In California, the mayor of San Jose, the state's third-largest city, last week declared that "gun stores are non-essential." In Ohio, the state attorney general ordered several health clinics to stop non-essential abortions.

Volokh said it "might not be OK to completely close abortion clinics or gun stores [even alongside all other businesses] if the result is that people just can't get abortions or guns at all."

On the other hand, banning political rallies might be acceptable because "people can still speak and organize political action online," Volokh said.

Hodge said restrictions such as suspending certain patients' privacy rights and barring visitors to prisons are justified during the pandemic.

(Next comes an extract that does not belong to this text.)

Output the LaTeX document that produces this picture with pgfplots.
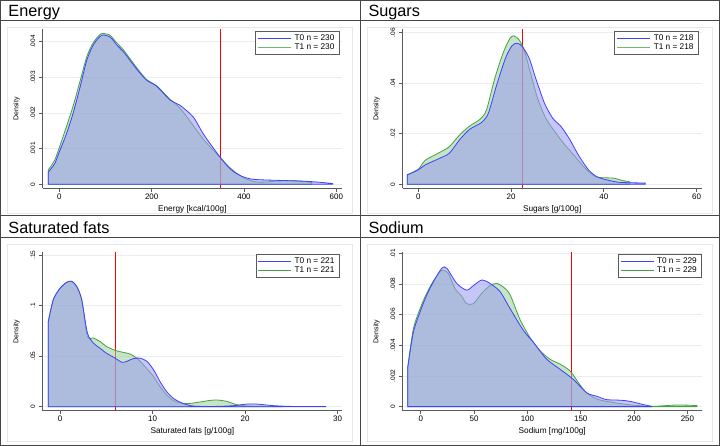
\documentclass[border=0pt]{standalone}
\usepackage{fontspec}
\setmainfont{Liberation Sans}
\usepackage{pgfplots}
\pgfplotsset{compat=1.18}
\definecolor{lblue}{RGB}{64,64,255}
\definecolor{lgreen}{RGB}{70,160,70}
\definecolor{lgreenl}{RGB}{110,185,110}
\definecolor{fblue}{RGB}{154,154,242}
\definecolor{fgreen}{RGB}{150,209,150}
\definecolor{axgray}{RGB}{90,90,90}
\definecolor{gridc}{RGB}{232,238,240}
\definecolor{framec}{RGB}{70,70,70}
\definecolor{faint}{RGB}{226,232,236}
\definecolor{redl}{RGB}{255,0,0}
\pgfplotsset{panel/.style={
  scale only axis, width=299.3bp, height=159bp,
  axis lines=left, axis line style={-, draw=axgray, line width=0.7bp},
  tick align=outside, major tick length=3.5bp,
  every tick/.style={draw=axgray, line width=0.7bp},
  ymajorgrids, major grid style={draw=gridc, line width=0.7bp},
  scaled ticks=false, clip=false,
  xticklabel style={font=\fontsize{8}{9}\selectfont, inner sep=1.5bp},
  yticklabel style={font=\fontsize{6.5}{7}\selectfont, rotate=90, anchor=south, inner sep=3.8bp},
  xlabel style={font=\fontsize{8.3}{9}\selectfont, at={(axis description cs:0.5,-0.13)}, anchor=center},
  ylabel style={font=\fontsize{7}{8}\selectfont, at={(axis description cs:-0.087,0.5)}, anchor=center},
  ylabel={Density},
  legend style={at={(0.991,0.99)}, anchor=north east, draw=axgray, line width=0.8bp, fill=white,
    font=\fontsize{8.3}{9}\selectfont, inner sep=1.5bp, row sep=-2.2bp, cells={anchor=west},
    nodes={inner xsep=3bp}},
  legend image code/.code={\draw[#1] (0bp,0bp) -- (33bp,0bp);},
  extra x tick style={xmajorgrids=true, major tick length=0pt,
    major grid style={draw=redl, line width=1bp}, xticklabel style={opacity=0}},
  gline/.style={smooth, tension=0.45, draw=lgreen, line width=0.8bp, fill=fgreen, fill opacity=0.55, draw opacity=1, forget plot},
  bline/.style={smooth, tension=0.45, draw=lblue, line width=0.8bp, fill=fblue, fill opacity=0.55, draw opacity=1, forget plot},
}}
\begin{document}
\begin{tikzpicture}[x=1bp,y=1bp]
\useasboundingbox (0,0) rectangle (720,446);
\fill[white] (0,0) rectangle (720,446);
% faint graph region borders
\draw[draw=faint, line width=0.7bp] (7.5,233) rectangle (352,419);
\draw[draw=faint, line width=0.7bp] (367.5,233) rectangle (712,419);
\draw[draw=faint, line width=0.7bp] (7.5,5) rectangle (352,202);
\draw[draw=faint, line width=0.7bp] (367.5,5) rectangle (712,202);

% ---------------- Saturated fats ----------------
\begin{axis}[panel, at={(42.7bp,35.3bp)}, anchor=south west, height=158.4bp,
  xmin=-1.87, xmax=30.47, ymin=-0.00396, ymax=0.1527,
  legend style={at={(0.991,0.99)}},
  xtick={0,10,20,30}, xticklabels={0,10,20,30},
  extra x ticks={6}, extra x tick labels={},
  ytick={0,0.05,0.1,0.15}, yticklabels={0,.05,.1,.15},
  xlabel={Saturated fats [g/100g]}]
\addlegendimage{draw=lblue, line width=1bp}\addlegendentry{T0 n = 221}
\addlegendimage{draw=lgreen, line width=1bp}\addlegendentry{T1 n = 221}
\addplot[gline] coordinates {(-1.26,0.0844) (-0.72,0.106) (0,0.117) (0.72,0.123) (1.26,0.124) (1.8,0.119) (2.34,0.106) (2.96,0.0696) (3.6,0.068) (4.3,0.0646) (5.0,0.0597) (5.95,0.0557) (6.7,0.054) (7.6,0.052) (8.3,0.048) (9.0,0.0415) (10.1,0.030) (10.8,0.020) (11.5,0.0119) (12.3,0.0059) (13.2,0.0033) (14.1,0.0033) (15.1,0.0046) (16.2,0.0062) (17,0.0066) (18,0.0053) (19.1,0.002) (20.2,0.0007) (22,0.0003) (24,0.0002)} \closedcycle;
\addplot[bline] coordinates {(-1.26,0.0844) (-0.72,0.106) (0,0.117) (0.72,0.123) (1.26,0.124) (1.8,0.119) (2.34,0.106) (2.96,0.073) (3.6,0.063) (4.3,0.058) (5.0,0.053) (5.95,0.048) (6.7,0.0439) (7.2,0.0448) (7.9,0.0475) (8.65,0.048) (9.4,0.0448) (10.1,0.0366) (10.8,0.025) (11.5,0.0152) (12.3,0.0079) (13.2,0.0036) (14.1,0.001) (15.1,0.0003) (17,0.0003) (18.75,0.001) (20.2,0.0026) (21.3,0.0026) (23.1,0.001) (24.9,0.0003) (27,0.0002) (28.7,0.0002)} \closedcycle;
\end{axis}

% ---------------- Sodium ----------------
\begin{axis}[panel, at={(402.7bp,35.3bp)}, anchor=south west, width=299bp, height=158.4bp,
  xmin=-16.9, xmax=263.4, ymin=-0.000264, ymax=0.01007,
  legend style={at={(1.0,0.99)}},
  xtick={0,50,100,150,200,250}, xticklabels={0,50,100,150,200,250},
  extra x ticks={141}, extra x tick labels={},
  ytick={0,0.002,0.004,0.006,0.008,0.01}, yticklabels={0,.002,.004,.006,.008,.01},
  xlabel={Sodium [mg/100g]}]
\addlegendimage{draw=lblue, line width=1bp}\addlegendentry{T0 n = 229}
\addlegendimage{draw=lgreen, line width=1bp}\addlegendentry{T1 n = 229}
\addplot[gline] coordinates {(-12.2,0.00255) (-6.9,0.00508) (0,0.0065) (5.6,0.0074) (11.9,0.0082) (18.1,0.0088) (21.25,0.0089) (25.9,0.0087) (32.2,0.0077) (38.4,0.0072) (43,0.00672) (49.4,0.00672) (57.2,0.0074) (65,0.0079) (71.25,0.00804) (77.5,0.0078) (83.75,0.0073) (93,0.0057) (102.5,0.0045) (111.9,0.00365) (121,0.0031) (130.6,0.00277) (140,0.00233) (149,0.00145) (155.6,0.0009) (165,0.0005) (174,0.00035) (187,0.0002) (199,0.0001) (215,0.00002) (224,0.00004) (237,0.0001) (249,0.0001) (259,0.00007)} \closedcycle;
\addplot[bline] coordinates {(-12.2,0.00255) (-6.9,0.00486) (0,0.0063) (5.6,0.00727) (11.9,0.00815) (19.7,0.00903) (24.4,0.00903) (33.75,0.00804) (43.1,0.0076) (49.4,0.0079) (57.2,0.00826) (65,0.00804) (74.4,0.0075) (83.75,0.0064) (96.25,0.00497) (105.6,0.0042) (118,0.0031) (130.6,0.00244) (143,0.00178) (155.6,0.0009) (165,0.00068) (174,0.00046) (187,0.00042) (196,0.00035) (209,0.00013) (216.6,0.00002)} \closedcycle;
\end{axis}

% ---------------- Energy ----------------
\begin{axis}[panel, at={(42.7bp,257.7bp)}, anchor=south west,
  xmin=-36, xmax=612.3, ymin=-0.000112, ymax=0.004348,
  xtick={0,200,400,600}, xticklabels={0,200,400,600},
  extra x ticks={350}, extra x tick labels={},
  ytick={0,0.001,0.002,0.003,0.004}, yticklabels={0,.001,.002,.003,.004},
  xlabel={Energy [kcal/100g]}]
\addlegendimage{draw=lblue, line width=1bp}\addlegendentry{T0 n = 230}
\addlegendimage{draw=lgreenl, line width=1.6bp}\addlegendentry{T1 n = 230}
\addplot[gline] coordinates {(-24,0.0004) (-10,0.00068) (0,0.00103) (15,0.0016) (30,0.0022) (45,0.0029) (60,0.0036) (75,0.0040) (90,0.00422) (100,0.00422) (110,0.00418) (125,0.00396) (140,0.00375) (167,0.00328) (189,0.00294) (211,0.00276) (240,0.00238) (255,0.00222) (270,0.00200) (290,0.00165) (311,0.00128) (330,0.00100) (350,0.00073) (365,0.00052) (380,0.00035) (400,0.00018) (420,0.00008) (440,0.00006) (470,0.00009) (490,0.0001) (510,0.0001) (530,0.00008) (547,0.00005)} \closedcycle;
\addplot[bline] coordinates {(-24,0.00034) (-10,0.00058) (0,0.00091) (15,0.0014) (30,0.0020) (45,0.00273) (60,0.0035) (75,0.00394) (92,0.00418) (110,0.00413) (125,0.0039) (140,0.0037) (167,0.00324) (189,0.00292) (211,0.00275) (240,0.00236) (261,0.00222) (290,0.00189) (311,0.00143) (330,0.00108) (350,0.00073) (365,0.0005) (380,0.00033) (400,0.0002) (420,0.00014) (450,0.00012) (500,0.0001) (540,0.00008) (570,0.00005) (592,0.00002)} \closedcycle;
\end{axis}

% ---------------- Sugars ----------------
\begin{axis}[panel, at={(402.7bp,257.7bp)}, anchor=south west, width=299bp,
  xmin=-3.36, xmax=61.1, ymin=-0.00158, ymax=0.0613,
  legend style={at={(0.989,0.99)}},
  xtick={0,20,40,60}, xticklabels={0,20,40,60},
  extra x ticks={22.4}, extra x tick labels={},
  ytick={0,0.02,0.04,0.06}, yticklabels={0,.02,.04,.06},
  xlabel={Sugars [g/100g]}]
\addlegendimage{draw=lblue, line width=1bp}\addlegendentry{T0 n = 218}
\addlegendimage{draw=lgreenl, line width=1.6bp}\addlegendentry{T1 n = 218}
\addplot[gline] coordinates {(-2.4,0.0037) (0,0.0060) (1.5,0.0095) (4.5,0.0125) (6.7,0.0149) (8.9,0.0195) (11.1,0.0231) (13.3,0.0257) (14.7,0.0294) (16.5,0.0420) (18.4,0.0525) (19.8,0.0578) (20.6,0.0587) (21.7,0.0572) (22.8,0.0532) (24.2,0.0440) (25.7,0.0341) (27.5,0.0261) (29.4,0.0209) (31.6,0.0156) (33.8,0.0110) (36,0.0063) (38.2,0.0030) (40,0.0026) (42.2,0.0024) (44,0.0015) (45.6,0.0010)} \closedcycle;
\addplot[bline] coordinates {(-2.4,0.0037) (0,0.0057) (1.5,0.0077) (4.5,0.0102) (6.7,0.0123) (8.9,0.0176) (11.1,0.0218) (13.6,0.0244) (15.1,0.0281) (16.9,0.0393) (18.8,0.0499) (20.2,0.0548) (21.3,0.0558) (22.4,0.0545) (23.9,0.0499) (25.3,0.0420) (27.2,0.0321) (29,0.0261) (30.8,0.0228) (32.7,0.0176) (34.5,0.0116) (36.7,0.0057) (38.5,0.0030) (40.7,0.0017) (43.3,0.0008) (46,0.0006) (48.9,0.0005)} \closedcycle;
\end{axis}

% frames and titles
\draw[draw=framec, line width=1bp] (0.5,0.5) rectangle (719.5,445.5);
\draw[draw=framec, line width=1bp] (360,0) -- (360,446);
\draw[draw=framec, line width=1bp] (0,230) -- (720,230);
\draw[draw=framec, line width=1bp] (0,425.3) -- (720,425.3);
\draw[draw=framec, line width=1bp] (0,208.3) -- (720,208.3);
\node[anchor=base west, inner sep=0, font=\fontsize{16.3}{17}\selectfont] at (8.3,429.3) {Energy};
\node[anchor=base west, inner sep=0, font=\fontsize{16.3}{17}\selectfont] at (368.3,429.3) {Sugars};
\node[anchor=base west, inner sep=0, font=\fontsize{16.3}{17}\selectfont] at (8.3,212.2) {Saturated fats};
\node[anchor=base west, inner sep=0, font=\fontsize{16.3}{17}\selectfont] at (368.3,212.2) {Sodium};
\end{tikzpicture}
\end{document}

"Can we do that without violating constitutional rights? Yeah, absolutely," Hodge said.

What is unlikely to pass constitutional muster is what China did to fight the virus, ranging from complete lockdowns of entire cities enforced by guards to digital surveillance of at-risk residents to mass testing.

While successful in China and elsewhere, such methods are too draconian and unlikely to be tried in the United States, Hodge said. While authorities have the power to quarantine large groups of infected individuals, large-scale domestic travel bans and cordon Sanitaire are constitutionally problematic.

"We're not an authoritarian nation," U.S. Surgeon-General Jerome Adams said during a recent "Fox & Friends" interview. "So we have to be careful when we say, 'Let's do what China did, let's do what South Korea did."

Rabbi Moline warned that Americans' tolerance for the civil liberties restrictions will run out once the crisis is over.

"The time I'd begin to worry is if the emergency is lifted and there were some continuation of the restrictions on our civil rights that are necessary in crisis but unnecessary when there is no crisis," he said.